Instruction → Copy word for word the lines in the records below, starting at the line with "Convert this chart to Chart.js code." and ending at the line with "const labelIdx = [0, 30, 60, 90, 120, 150, 180];". Skip the pictures.

==== Stored rows ====

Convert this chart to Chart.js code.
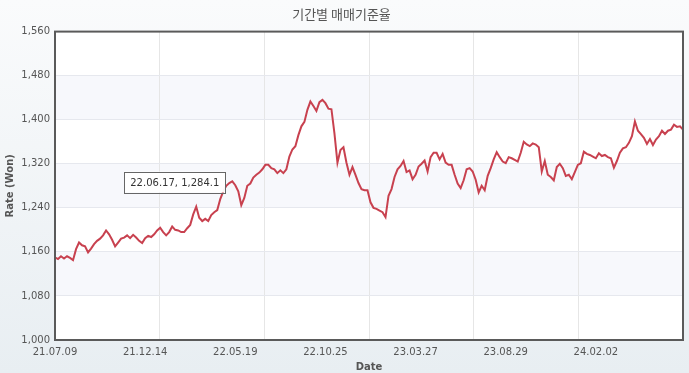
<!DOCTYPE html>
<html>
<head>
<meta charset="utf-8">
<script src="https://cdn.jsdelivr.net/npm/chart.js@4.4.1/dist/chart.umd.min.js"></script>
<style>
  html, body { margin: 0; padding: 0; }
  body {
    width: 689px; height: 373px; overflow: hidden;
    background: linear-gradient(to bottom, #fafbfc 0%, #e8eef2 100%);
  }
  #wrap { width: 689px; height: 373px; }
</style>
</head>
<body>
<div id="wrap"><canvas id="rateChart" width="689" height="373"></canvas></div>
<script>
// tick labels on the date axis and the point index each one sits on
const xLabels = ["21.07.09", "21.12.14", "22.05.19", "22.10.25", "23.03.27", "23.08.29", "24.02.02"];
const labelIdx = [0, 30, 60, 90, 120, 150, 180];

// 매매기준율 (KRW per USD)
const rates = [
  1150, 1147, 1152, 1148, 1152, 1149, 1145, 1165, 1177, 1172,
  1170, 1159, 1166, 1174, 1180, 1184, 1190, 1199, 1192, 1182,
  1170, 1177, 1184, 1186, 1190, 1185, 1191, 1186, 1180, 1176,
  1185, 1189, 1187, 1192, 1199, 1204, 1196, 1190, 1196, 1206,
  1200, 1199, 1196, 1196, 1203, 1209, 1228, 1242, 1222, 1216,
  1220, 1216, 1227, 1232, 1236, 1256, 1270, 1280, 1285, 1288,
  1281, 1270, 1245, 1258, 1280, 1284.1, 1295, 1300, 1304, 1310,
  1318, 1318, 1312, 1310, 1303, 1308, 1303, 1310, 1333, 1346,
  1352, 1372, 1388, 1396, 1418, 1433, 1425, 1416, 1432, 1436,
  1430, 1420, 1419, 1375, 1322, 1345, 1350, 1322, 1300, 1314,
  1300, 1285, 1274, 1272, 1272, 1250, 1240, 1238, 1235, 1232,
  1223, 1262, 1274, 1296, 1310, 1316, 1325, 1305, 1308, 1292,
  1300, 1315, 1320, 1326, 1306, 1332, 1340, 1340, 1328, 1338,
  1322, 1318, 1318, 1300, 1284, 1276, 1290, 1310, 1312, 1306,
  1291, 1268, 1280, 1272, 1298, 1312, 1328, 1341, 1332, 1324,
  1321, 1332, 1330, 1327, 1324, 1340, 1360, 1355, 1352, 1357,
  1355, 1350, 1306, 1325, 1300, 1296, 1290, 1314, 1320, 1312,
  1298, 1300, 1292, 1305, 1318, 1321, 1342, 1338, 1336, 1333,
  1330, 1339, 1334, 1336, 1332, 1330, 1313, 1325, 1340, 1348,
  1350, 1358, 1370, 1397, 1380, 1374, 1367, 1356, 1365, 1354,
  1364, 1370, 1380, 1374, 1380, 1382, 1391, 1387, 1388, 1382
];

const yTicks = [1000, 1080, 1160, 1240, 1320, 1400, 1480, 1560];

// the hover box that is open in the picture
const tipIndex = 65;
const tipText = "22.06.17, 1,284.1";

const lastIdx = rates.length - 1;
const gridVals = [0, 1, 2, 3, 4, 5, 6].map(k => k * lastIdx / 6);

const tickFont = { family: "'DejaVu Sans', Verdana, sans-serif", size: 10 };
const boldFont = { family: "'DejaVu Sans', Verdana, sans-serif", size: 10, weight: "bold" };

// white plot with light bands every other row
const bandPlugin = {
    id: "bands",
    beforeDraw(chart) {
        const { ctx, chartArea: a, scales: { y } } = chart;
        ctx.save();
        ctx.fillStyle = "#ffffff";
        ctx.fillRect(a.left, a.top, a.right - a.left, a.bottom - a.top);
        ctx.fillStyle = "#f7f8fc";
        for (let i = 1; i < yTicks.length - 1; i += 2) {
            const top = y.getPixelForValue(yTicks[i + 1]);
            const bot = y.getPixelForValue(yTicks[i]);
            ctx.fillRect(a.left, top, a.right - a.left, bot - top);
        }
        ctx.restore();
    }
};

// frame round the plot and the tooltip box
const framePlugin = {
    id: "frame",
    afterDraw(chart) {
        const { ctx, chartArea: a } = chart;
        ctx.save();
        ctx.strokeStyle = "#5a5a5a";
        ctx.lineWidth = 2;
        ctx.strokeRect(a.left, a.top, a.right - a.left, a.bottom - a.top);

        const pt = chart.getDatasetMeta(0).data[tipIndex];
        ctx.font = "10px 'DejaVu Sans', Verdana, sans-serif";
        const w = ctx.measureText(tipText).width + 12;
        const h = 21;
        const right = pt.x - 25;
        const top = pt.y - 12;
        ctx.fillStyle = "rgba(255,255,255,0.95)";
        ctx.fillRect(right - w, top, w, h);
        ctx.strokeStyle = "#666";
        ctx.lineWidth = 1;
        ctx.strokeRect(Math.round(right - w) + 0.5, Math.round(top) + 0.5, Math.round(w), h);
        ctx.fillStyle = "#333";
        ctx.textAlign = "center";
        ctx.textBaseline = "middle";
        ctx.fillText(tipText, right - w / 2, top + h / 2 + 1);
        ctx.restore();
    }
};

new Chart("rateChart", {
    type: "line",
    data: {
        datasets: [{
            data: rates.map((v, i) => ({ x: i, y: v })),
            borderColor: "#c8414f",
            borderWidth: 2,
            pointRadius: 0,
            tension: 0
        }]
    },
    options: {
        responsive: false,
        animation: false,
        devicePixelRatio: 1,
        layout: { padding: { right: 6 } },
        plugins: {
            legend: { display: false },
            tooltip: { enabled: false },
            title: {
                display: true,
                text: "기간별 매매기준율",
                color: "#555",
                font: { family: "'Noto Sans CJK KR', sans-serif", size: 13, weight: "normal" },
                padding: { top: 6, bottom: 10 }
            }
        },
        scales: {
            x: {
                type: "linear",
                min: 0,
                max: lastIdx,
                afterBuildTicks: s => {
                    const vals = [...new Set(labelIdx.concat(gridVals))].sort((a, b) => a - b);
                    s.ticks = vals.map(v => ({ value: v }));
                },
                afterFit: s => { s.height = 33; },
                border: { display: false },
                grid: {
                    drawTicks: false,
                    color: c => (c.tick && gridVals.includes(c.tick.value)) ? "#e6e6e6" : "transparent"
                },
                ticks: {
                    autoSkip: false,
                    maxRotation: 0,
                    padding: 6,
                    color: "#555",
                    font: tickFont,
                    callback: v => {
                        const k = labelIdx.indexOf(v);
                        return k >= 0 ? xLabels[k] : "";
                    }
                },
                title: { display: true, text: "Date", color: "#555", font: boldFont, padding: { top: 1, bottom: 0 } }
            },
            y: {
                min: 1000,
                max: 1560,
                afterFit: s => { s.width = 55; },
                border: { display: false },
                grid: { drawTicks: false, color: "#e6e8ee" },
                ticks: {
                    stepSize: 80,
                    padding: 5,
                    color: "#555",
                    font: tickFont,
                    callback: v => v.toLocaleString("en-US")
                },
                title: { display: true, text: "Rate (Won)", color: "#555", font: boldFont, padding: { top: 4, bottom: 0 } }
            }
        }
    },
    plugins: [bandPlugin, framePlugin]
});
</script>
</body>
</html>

====
==== Stored rows ====

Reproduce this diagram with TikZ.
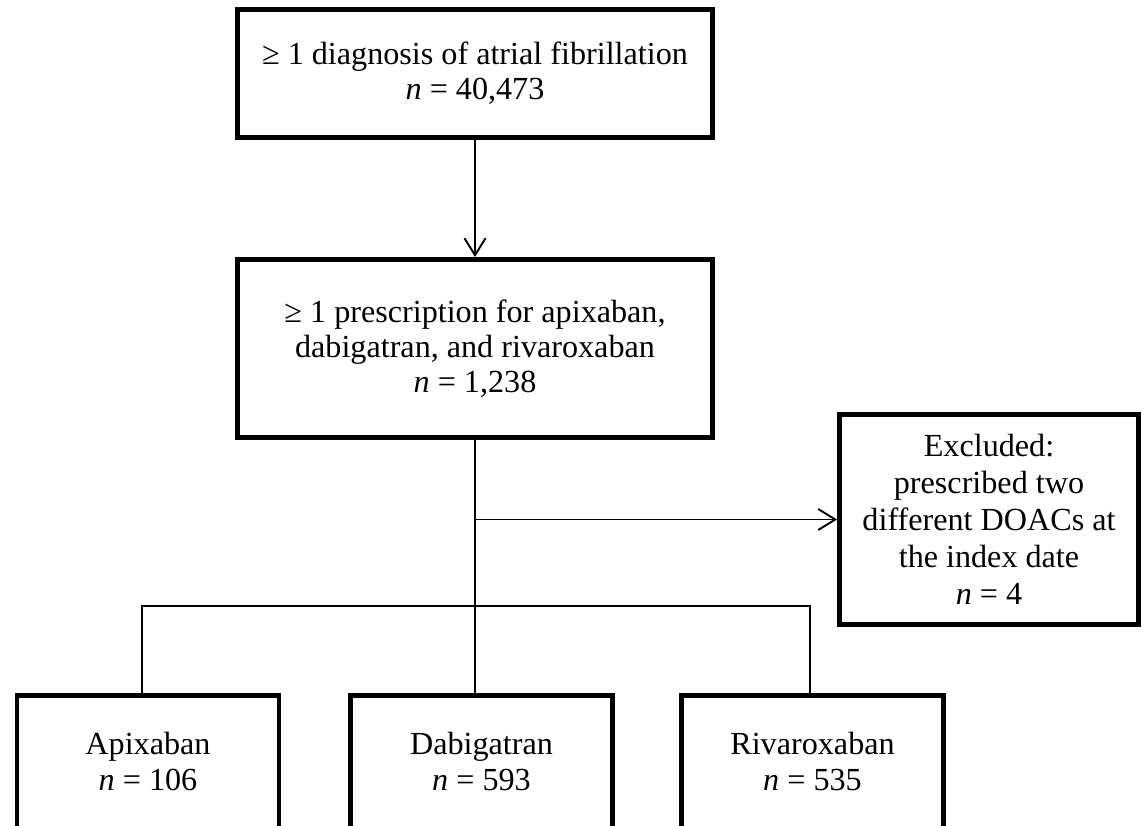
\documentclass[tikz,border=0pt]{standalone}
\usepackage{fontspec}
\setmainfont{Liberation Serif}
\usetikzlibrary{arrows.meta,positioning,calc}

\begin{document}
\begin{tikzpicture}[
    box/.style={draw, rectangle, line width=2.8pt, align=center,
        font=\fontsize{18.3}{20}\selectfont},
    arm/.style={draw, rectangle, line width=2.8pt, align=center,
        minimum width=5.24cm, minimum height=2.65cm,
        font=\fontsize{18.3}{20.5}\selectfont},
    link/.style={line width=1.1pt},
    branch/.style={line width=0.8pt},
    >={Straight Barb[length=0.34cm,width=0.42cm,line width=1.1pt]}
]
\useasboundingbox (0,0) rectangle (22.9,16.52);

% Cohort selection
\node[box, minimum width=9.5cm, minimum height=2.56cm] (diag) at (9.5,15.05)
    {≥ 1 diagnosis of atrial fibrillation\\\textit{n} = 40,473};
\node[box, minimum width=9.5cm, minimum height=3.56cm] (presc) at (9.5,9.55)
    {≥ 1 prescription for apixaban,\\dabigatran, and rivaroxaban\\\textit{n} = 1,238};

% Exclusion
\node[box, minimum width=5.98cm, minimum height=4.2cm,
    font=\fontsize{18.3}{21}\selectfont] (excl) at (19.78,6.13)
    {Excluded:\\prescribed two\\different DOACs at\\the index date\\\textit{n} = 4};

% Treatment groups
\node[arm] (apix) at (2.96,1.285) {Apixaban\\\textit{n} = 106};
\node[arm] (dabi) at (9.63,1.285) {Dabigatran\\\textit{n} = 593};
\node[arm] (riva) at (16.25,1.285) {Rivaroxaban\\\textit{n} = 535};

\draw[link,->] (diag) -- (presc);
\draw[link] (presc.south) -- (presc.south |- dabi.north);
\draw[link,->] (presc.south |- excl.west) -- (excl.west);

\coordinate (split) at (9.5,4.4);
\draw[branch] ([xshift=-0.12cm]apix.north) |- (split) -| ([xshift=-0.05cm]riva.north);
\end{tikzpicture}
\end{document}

====
==== Stored rows ====

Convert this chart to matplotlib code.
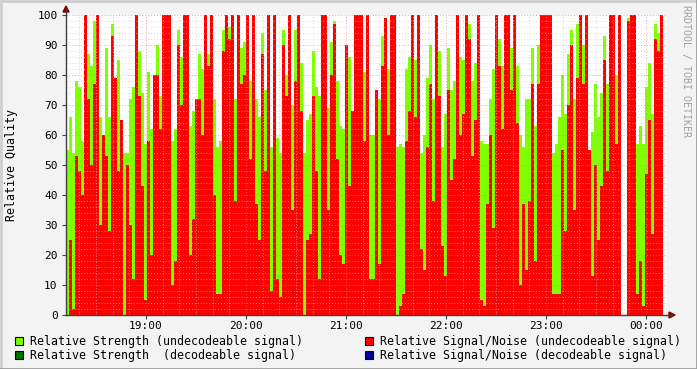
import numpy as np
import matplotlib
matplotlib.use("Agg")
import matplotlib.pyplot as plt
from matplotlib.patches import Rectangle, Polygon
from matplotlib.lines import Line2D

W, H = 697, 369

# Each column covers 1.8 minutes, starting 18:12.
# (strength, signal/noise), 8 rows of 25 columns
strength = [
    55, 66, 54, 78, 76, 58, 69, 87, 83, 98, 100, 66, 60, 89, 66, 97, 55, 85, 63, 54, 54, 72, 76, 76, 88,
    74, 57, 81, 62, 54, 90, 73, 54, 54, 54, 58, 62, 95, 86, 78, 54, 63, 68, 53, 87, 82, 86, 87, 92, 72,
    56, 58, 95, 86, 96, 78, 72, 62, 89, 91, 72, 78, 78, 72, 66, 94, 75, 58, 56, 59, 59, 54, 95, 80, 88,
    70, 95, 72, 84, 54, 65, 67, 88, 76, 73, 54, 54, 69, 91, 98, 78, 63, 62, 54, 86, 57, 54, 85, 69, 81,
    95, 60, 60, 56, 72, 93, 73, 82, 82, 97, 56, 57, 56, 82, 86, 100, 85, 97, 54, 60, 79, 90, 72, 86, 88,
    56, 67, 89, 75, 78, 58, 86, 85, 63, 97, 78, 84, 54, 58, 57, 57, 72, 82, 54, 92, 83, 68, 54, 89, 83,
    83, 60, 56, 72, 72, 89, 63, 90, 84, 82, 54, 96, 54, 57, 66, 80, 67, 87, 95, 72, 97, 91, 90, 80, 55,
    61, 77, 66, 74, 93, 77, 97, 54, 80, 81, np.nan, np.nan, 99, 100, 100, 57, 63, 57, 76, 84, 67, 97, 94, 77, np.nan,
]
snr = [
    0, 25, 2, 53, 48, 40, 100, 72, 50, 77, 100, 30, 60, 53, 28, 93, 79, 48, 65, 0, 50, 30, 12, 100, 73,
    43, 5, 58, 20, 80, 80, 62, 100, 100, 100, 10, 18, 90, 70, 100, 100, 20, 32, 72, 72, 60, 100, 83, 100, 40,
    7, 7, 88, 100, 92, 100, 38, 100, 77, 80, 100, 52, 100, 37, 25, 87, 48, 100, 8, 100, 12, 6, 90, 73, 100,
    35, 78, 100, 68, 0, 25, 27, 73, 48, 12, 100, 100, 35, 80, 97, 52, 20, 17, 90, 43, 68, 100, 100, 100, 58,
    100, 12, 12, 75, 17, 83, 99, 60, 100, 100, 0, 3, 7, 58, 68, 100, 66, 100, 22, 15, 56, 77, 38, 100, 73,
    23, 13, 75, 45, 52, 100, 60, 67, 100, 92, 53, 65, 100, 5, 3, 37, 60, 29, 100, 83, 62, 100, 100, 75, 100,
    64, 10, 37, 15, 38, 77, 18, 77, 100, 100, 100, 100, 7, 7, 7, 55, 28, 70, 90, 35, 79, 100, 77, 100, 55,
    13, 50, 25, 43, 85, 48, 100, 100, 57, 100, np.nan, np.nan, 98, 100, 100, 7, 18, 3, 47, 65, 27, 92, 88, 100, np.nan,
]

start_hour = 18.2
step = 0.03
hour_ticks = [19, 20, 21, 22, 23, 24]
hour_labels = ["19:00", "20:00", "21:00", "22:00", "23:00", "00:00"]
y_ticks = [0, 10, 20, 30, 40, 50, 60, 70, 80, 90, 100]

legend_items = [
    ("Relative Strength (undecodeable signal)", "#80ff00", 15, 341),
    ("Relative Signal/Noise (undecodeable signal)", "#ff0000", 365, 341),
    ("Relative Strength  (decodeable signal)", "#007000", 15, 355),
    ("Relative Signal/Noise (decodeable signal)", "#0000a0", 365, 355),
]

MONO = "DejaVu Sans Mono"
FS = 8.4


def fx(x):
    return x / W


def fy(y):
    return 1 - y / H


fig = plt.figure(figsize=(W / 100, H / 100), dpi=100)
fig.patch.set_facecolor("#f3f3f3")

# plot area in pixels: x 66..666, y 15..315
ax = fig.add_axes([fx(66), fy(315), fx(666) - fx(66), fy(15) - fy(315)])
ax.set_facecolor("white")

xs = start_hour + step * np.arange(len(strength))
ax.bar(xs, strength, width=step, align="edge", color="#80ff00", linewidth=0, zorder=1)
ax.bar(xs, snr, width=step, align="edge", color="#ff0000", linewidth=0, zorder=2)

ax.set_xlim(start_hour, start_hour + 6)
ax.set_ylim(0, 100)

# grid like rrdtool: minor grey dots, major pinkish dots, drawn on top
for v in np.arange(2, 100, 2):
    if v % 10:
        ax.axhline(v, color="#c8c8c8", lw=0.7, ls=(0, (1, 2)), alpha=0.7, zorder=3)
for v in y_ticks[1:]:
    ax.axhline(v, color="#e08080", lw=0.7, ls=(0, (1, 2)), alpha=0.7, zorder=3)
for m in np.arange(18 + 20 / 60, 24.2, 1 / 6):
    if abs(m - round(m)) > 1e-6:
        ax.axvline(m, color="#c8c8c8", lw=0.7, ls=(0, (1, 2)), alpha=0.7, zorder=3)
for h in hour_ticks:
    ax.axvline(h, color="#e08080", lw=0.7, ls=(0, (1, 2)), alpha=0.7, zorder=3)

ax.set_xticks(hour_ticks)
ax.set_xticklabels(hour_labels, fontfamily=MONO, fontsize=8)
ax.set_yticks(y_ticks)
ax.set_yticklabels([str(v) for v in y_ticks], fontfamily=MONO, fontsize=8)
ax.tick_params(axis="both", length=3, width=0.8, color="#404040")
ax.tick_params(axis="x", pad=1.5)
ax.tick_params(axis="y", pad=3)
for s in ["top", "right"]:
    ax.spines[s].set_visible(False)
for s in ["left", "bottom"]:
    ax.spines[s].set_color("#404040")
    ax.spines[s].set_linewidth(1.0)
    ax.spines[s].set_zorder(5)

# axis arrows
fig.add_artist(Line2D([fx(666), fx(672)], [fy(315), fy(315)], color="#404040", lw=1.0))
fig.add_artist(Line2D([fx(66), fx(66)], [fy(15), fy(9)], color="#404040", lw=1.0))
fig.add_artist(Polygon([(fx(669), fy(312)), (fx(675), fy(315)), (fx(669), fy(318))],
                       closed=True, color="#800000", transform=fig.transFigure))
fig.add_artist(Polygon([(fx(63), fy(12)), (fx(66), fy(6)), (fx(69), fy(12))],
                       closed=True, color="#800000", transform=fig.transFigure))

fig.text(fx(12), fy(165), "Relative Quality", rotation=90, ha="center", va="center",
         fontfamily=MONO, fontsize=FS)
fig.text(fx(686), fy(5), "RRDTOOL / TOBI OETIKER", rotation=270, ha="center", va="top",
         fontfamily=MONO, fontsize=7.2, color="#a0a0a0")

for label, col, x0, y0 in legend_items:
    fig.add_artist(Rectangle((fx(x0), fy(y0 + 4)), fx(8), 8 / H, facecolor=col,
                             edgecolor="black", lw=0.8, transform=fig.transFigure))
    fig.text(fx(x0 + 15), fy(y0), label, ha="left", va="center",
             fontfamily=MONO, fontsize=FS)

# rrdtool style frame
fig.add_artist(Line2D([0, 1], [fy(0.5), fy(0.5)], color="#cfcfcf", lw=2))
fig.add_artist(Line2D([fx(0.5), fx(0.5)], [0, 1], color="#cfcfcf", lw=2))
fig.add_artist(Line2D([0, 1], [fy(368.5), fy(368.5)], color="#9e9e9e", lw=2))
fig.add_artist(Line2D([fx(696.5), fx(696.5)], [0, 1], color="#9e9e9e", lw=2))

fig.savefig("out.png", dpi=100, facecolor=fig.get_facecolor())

====

Finished answer →
Convert this chart to Chart.js code.
<!DOCTYPE html>
<html>
<head>
<meta charset="utf-8">
<script src="https://cdn.jsdelivr.net/npm/chart.js@4.4.1/dist/chart.umd.min.js"></script>
<style>
  html, body { margin: 0; padding: 0; }
  body {
    width: 689px; height: 373px; overflow: hidden;
    background: linear-gradient(to bottom, #fafbfc 0%, #e8eef2 100%);
  }
  #wrap { width: 689px; height: 373px; }
</style>
</head>
<body>
<div id="wrap"><canvas id="rateChart" width="689" height="373"></canvas></div>
<script>
// tick labels on the date axis and the point index each one sits on
const xLabels = ["21.07.09", "21.12.14", "22.05.19", "22.10.25", "23.03.27", "23.08.29", "24.02.02"];
const labelIdx = [0, 30, 60, 90, 120, 150, 180];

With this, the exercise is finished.